Redox Reactions with Calcium-Metal Nanoparticles.

Abstract

Calcium is generally a highly reactive alkaline-earth metal, but as bulk metal, it exhibits only low reactivity at ambient conditions due to small surface area, low solubility, and/or passivation. The reactivity can be significantly enhanced when using small-sized calcium nanoparticles. In this regard, we describe the first synthesis of Ca(0) nanoparticles, 5.4 ± 1.2 nm in size, by TMEDA-supported reduction of CaI₂ with lithium naphthalenide in toluene (TMEDA: N,N,N',N'-tetramethylethylenediamine). We also show Ca(0) nanoparticles to be substantially different from so-called "Rieke calcium". The high reactivity can be used for redox reactions, for instance, with [Cp₂MoCl₂] and the sterically demanding β-diketiminate ligand H^DippNacNac (Dipp: 2,6-iPr₂C₆H₃) or with [(Ph₃P)AuCl] as a derivative of a ligand-stabilized noble metal.
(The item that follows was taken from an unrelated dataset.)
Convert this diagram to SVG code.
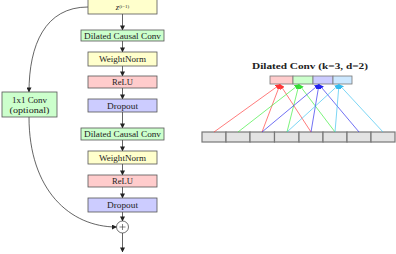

The Ca(0)-nanoparticle-driven reactions result in the novel compounds [{(^DippNacNac)(thf)Ca}₂(naph)] (1) with a rare naphthalenide dianion, [{(^DippNacNac)(thf)CaMo(Cp)H}₂(fulvalene)] (2) with unusual MoH → Ca dative bonding, and [Au₉(PPh₃)₈](naph)(tmeda)_0.5 (3) with a non-charged body-centered cubic Au₉ cluster core of zerovalent gold. Ca(0) nanoparticles and the compounds 1-3 are characterized by electron microscopy, X-ray diffraction (single crystals, powders), spectroscopy (IR, UV-Vis, NMR, EPR), and computation. Exemplarily, the formation of 1-3 points to the potential of nanosized alkaline-earth metals for chemical syntheses and the different reactivity of nanosized and bulk metals.